In the 19th century, the Company's military operations burgeoned and its army grew tenfold. Lord Wellesley, the governor general up to 1805, had a voracious appetite for land and fortresses, looting rare Indian treasures and shipping them to museums and country houses in Britain. In Malabar, tax rates were raised and land for plantation was usurped by Company agents.

Laborers, including children, were kidnapped to work as slaves "with clothes stuffed in their mouths to keep them quiet" (p 144). Rebellions were stamped out by the Company's strong-arm tactics that proclaimed, "The more villages you burn and the more cattle and other property that are carried off, the better" (p 145). By 1820, military impulse was the master, not the servant, of business opportunity.

With the opening of trade and the surge of new British entrepreneurs in the 1830s, the Company lost its monopoly. To make up for the loss, its tea sales to China were doubled and paid for with contraband smuggling of opium. The need to maintain a monopoly over opium production in India to sneak the poison into China led the Company to wage wars on the Marathas and Sindh. The Company also sent out military support to British forces in the 1842 Opium War against China that opened a new chapter of colonialism in Asia. In Britain, the imperial benefit of opium trade justified its blatant illegality.

In its twilight years in India, the Company was guided by an arrogance of power resting on the alleged superiority of Western civilization. Racist scorn and verbal abuse by Company staffers mounted, with "nigger" becoming a common expression for Indians in the 1840s and 1850s. John Stuart Mill, the Company's loyal executive for three decades, put the icing on the cake by envisaging dictatorship over India as an "educative force and a legitimate mode of government in dealing with barbarians" (p 161).

Increasing racial and administrative haughtiness lay at the root of the Revolt of 1857 that terminated the Company's rule of India. British troops recaptured lost territories after the revolt with extreme savagery, paralleling "a ferocious bloodlust in British society" (p 164). From 1858, direct rule by the British crown was installed in India, but Indians had to continue to pay dividends on the stock of the extinct Company in the form of interest on transferred debts until World War II.
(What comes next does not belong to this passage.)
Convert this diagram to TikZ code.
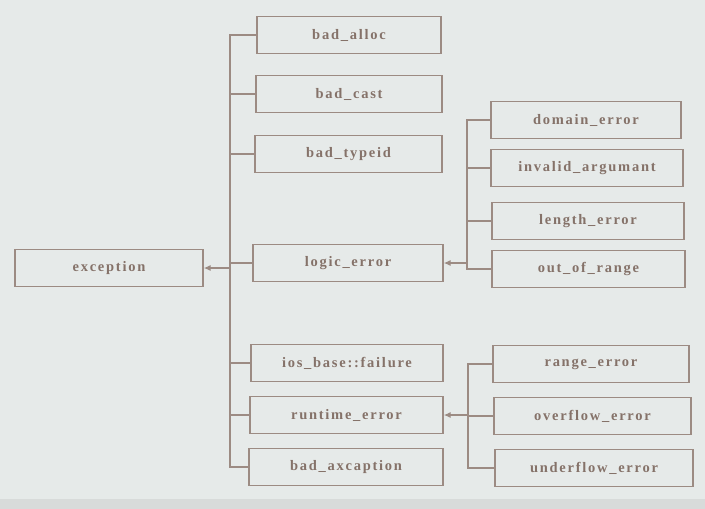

The British establishment "has not yet confronted its corporate imperial past", what with monuments to Clive and other Company notables enjoying pride of place in the heart of the current power structure of the United Kingdom (p 170).

The Company was allowed free rein in its heyday and is now being given a sympathetic makeover in exhibitions and events commemorating "nabobs" and their penchant for Indian culture. Nostalgia for bygone imperial domination, coupled with Prime Minister Tony Blair's new call for Britain to become a mini-America, still cloud an honest appraisal of the Company's black deeds.
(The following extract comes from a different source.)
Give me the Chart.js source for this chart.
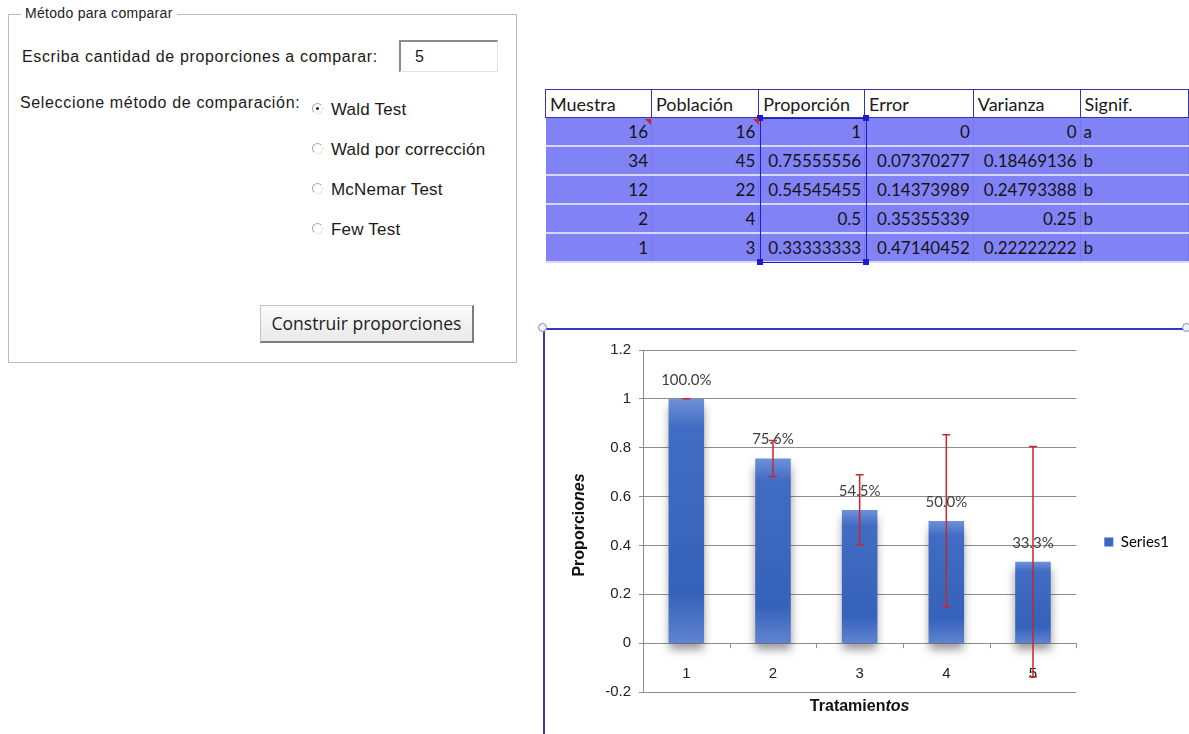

Robins draws a number of lessons from the Company's history. Enforceable systems of justice have to hold powerful corporations to account for damage to society and the environment. Both managerial personnel and shareholders should ensure that their hunger for financial returns does no harm.

Mergers, acquisitions and cartels to widen the market and narrow competition have to be prevented by a global competition authority outside the environs of the World Trade Organization. Robins concludes that the chief obstacle to democratizing world markets and rebuilding "ethical equality between East and West" is the administration of US President George W Bush, which seeks to free businesses of any form of redress for their actions overseas.

In 1700, India and China accounted for 47% of world gross domestic product while Western Europe's share was a mere 26%. By 1870, the Asian giants slumped to a combined 29% of world GDP and Western Europe leaped to 42%. The East India Company was the primary device for this reversal of world scales. In the 21st century, with China and India once again rising to world economic prominence, monitoring and controlling Western multinational corporations is a cardinal responsibility.

The Corporation That Changed the World: How the East India Company Shaped the Modern Multinational by Nick Robins. Pluto Press, London, September 2006. ISBN: 0-7453-2523-8. Price: US$24.95, 218 pages.